Wenn das Gesetz unverändert bliebe, liefe das darauf hinaus, dass die Substanz der Lebensversicherungen geschwächt würde. „Eine Korrektur bei den Bewertungsreserven ist notwendig: Die höchsten stillen Reserven werden im jetzigen System zu einem Zeitpunkt ausgewiesen, an dem die Lebensversicherungen aufgrund von sinkenden Zinsen die meisten Probleme haben“, sagt der CDU-Finanzpolitiker Ralph Brinkhaus. Der Gesetzgeber will jetzt handeln. Die starken Ausschläge bei den stillen Reserven, die sich aus dem Zinsniveau ergeben, sollen eingeebnet werden. Die nebenstehende Grafik zeigt die Schwankungen. Würde der Kapitalmarktzins auf Normalniveau steigen, lösten sich die Reserven rasch auf.

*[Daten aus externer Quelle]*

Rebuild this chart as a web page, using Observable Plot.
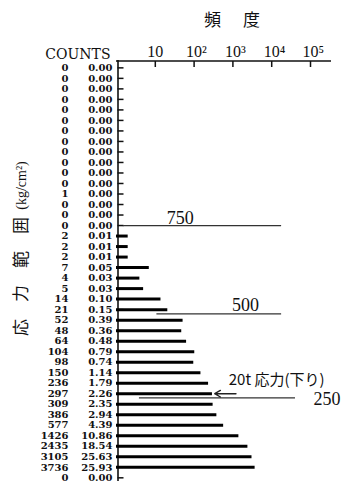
<!DOCTYPE html>
<html>
<head>
<meta charset="utf-8">
<script src="https://cdn.jsdelivr.net/npm/d3@7"></script>
<script src="https://cdn.jsdelivr.net/npm/@observablehq/plot@0.6"></script>
<style>
  html, body { margin: 0; padding: 0; background: #fff; }
  #chart { position: relative; width: 342px; height: 487px; }
  #title {
    position: absolute; left: 204px; top: 10px;
    font: 17px/1 "Noto Sans CJK JP"; letter-spacing: 22px;
    color: #111; white-space: nowrap;
  }
  svg { display: block; }
</style>
</head>
<body>
<div id="chart"><div id="title">頻度</div></div>
<script>
// Stress-range histogram: one row per stress bin, top = highest stress.
const counts = [
  0, 0, 0, 0, 0, 0, 0, 0, 0, 0, 0, 0, 1, 0, 0, 0,
  2, 2, 2, 7, 4, 5, 14, 21, 52, 48, 64, 104, 98, 150, 236,
  297, 309, 386, 577, 1426, 2435, 3105, 3736, 0
];
const percents = [
  0.00, 0.00, 0.00, 0.00, 0.00, 0.00, 0.00, 0.00, 0.00, 0.00, 0.00, 0.00, 0.00, 0.00, 0.00, 0.00,
  0.01, 0.01, 0.01, 0.05, 0.03, 0.03, 0.10, 0.15, 0.39, 0.36, 0.48, 0.79, 0.74, 1.14, 1.79,
  2.26, 2.35, 2.94, 4.39, 10.86, 18.54, 25.63, 25.93, 0.00
];

// Frequency axis (log) ticks
const freqTicks = [10, 100, 1000, 10000, 100000];
const freqTickLabels = ["10", "10²", "10³", "10⁴", "10⁵"];

// Stress levels (kg/cm²) marked across the histogram, with the bin position they fall at
const levelStress = [750, 500, 250];
const levelRow = [15, 23.4, 31.4];
const levelFrom = [1.5, 11, 3.9];
const levelTo = [18000, 18000, 41000];

// Annotation for the 20 t load case
const noteText = "20t 応力(下り)";
const noteRow = 31;
const noteTail = 1200;
const noteHead = 340;

const rows = counts.map((count, i) => ({row: i, count, pct: percents[i]}));
const levels = levelStress.map((s, i) => ({label: String(s), row: levelRow[i], from: levelFrom[i], to: levelTo[i]}));
const note = [{text: noteText, row: noteRow, tail: noteTail, head: noteHead}];

const serif = "Liberation Serif";
const numFont = "DejaVu Serif";
const cjk = "Noto Sans CJK JP";

const chart = Plot.plot({
  width: 342,
  height: 487,
  marginTop: 60,
  marginLeft: 116,
  marginRight: 11,
  marginBottom: 6,
  style: {background: "#fff", color: "#111", fontFamily: numFont, fontSize: "10px"},
  x: {type: "log", domain: [1, 10 ** 5.541]},
  y: {domain: [-0.7, 39.35], reverse: true},
  marks: [
    // frame: left and top axis lines
    Plot.ruleX([1], {strokeWidth: 1.6, dx: 1.5, stroke: "#111"}),
    Plot.ruleY([-0.7], {strokeWidth: 1.6, dy: 0.5, stroke: "#111"}),
    // inward ticks
    Plot.axisY({anchor: "left", ticks: d3.range(counts.length), tickSize: -6, tickFormat: () => "", label: null, dx: 1.5, strokeWidth: 1.5}),
    Plot.axisX({anchor: "top", ticks: freqTicks, tickSize: -6, tickFormat: () => "", label: null, strokeWidth: 1.5}),
    Plot.text(freqTicks, {
      x: d => d, frameAnchor: "top", text: (d, i) => freqTickLabels[i],
      lineAnchor: "bottom", textAnchor: "start", dx: -8, dy: -4,
      fontFamily: serif, fontSize: 16
    }),
    // histogram bars (log length, starting at 1)
    Plot.ruleY(rows.filter(d => d.count > 0), {y: "row", x1: 1, x2: "count", strokeWidth: 3, stroke: "#000"}),
    // stress level lines
    Plot.ruleY(levels, {y: "row", x1: "from", x2: "to", stroke: "#333", strokeWidth: 1.2}),
    Plot.text(levels.filter(d => d.label === "750"), {x: "from", y: "row", text: "label", textAnchor: "middle", lineAnchor: "bottom", dx: 57, dy: -2, fontFamily: serif, fontSize: 18}),
    Plot.text(levels.filter(d => d.label === "500"), {x: "to", y: "row", text: "label", textAnchor: "middle", lineAnchor: "bottom", dx: -36, dy: -3, fontFamily: serif, fontSize: 18}),
    Plot.text(levels.filter(d => d.label === "250"), {x: "to", y: "row", text: "label", textAnchor: "start", lineAnchor: "middle", dx: 18, dy: 1, fontFamily: serif, fontSize: 18}),
    // annotation
    Plot.arrow(note, {x1: "tail", x2: "head", y1: "row", y2: "row", headLength: 7, strokeWidth: 1.4, stroke: "#222"}),
    Plot.text(note, {x: "head", y: "row", text: "text", textAnchor: "start", lineAnchor: "middle", dx: 14, dy: -14, fontFamily: cjk, fontSize: 15}),
    // row labels: counts and percentages
    Plot.text(rows, {y: "row", text: d => String(d.count), frameAnchor: "left", textAnchor: "end", dx: -48, fontWeight: "bold", fontSize: 10}),
    Plot.text(rows, {y: "row", text: d => d.pct.toFixed(2), frameAnchor: "left", textAnchor: "end", dx: -4, fontWeight: "bold", fontSize: 10}),
    Plot.text(["COUNTS"], {frameAnchor: "top-left", textAnchor: "end", lineAnchor: "bottom", dx: -6, dy: -2, fontSize: 14}),
    // vertical axis title
    Plot.text(["応　力　範　囲"], {frameAnchor: "top-left", rotate: -90, textAnchor: "middle", lineAnchor: "middle", dx: -95, dy: 216, fontFamily: cjk, fontSize: 17}),
    Plot.text(["(kg/cm²)"], {frameAnchor: "top-left", rotate: -90, textAnchor: "middle", lineAnchor: "middle", dx: -95, dy: 125, fontFamily: serif, fontSize: 14})
  ]
});

document.getElementById("chart").appendChild(chart);
</script>
</body>
</html>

Das Gesetz enthält eventuell einen Stichtag

Viele Kunden wissen nicht, wie sie auf die geplante Gesetzesänderung reagieren sollen. Die Sparer, deren Lebensversicherungsvertrag bald abläuft, überlegen, ob sie die Police noch vor der Änderung des Gesetzes kündigen sollten. Mit diesem Schachzug könnten sie sich die hohen Bewertungsreserven sichern, so die Hoffnung. So klar ist das aber nicht. Denn wer vorzeitig kündigen will, muss bedenken, dass er in diesem Fall nicht an den sogenannten Schlussüberschüssen beteiligt wird. Diese Gewinnkomponente soll gewährleisten, dass Kunden möglichst bis zum Ablauf des Vertrages dabei bleiben. In diesem Fall gibt es sogar Geld obendrauf. Nach Auskunft der Versicherungswirtschaft sind die Schlussgewinne in vielen Fällen höher als die Bewertungsreserven. Die Versicherungskunden sollten deshalb die erwarteten Gewinne beim individuellen Vertrag erfragen.

Zu bedenken ist: bei Lebensversicherungen gilt in der Regel eine einmonatige Kündigungsfrist. Möglicherweise enthält das geplante Gesetz einen baldigen Stichtag, von dem an die neue Regeln gelten. Denkbar ist, dass der Stichtag dem Tag der Kabinettsentscheidung entspricht. Dann könnte es schnell gehen. Welches Datum vorgesehen ist, sagt das Finanzministerium nicht.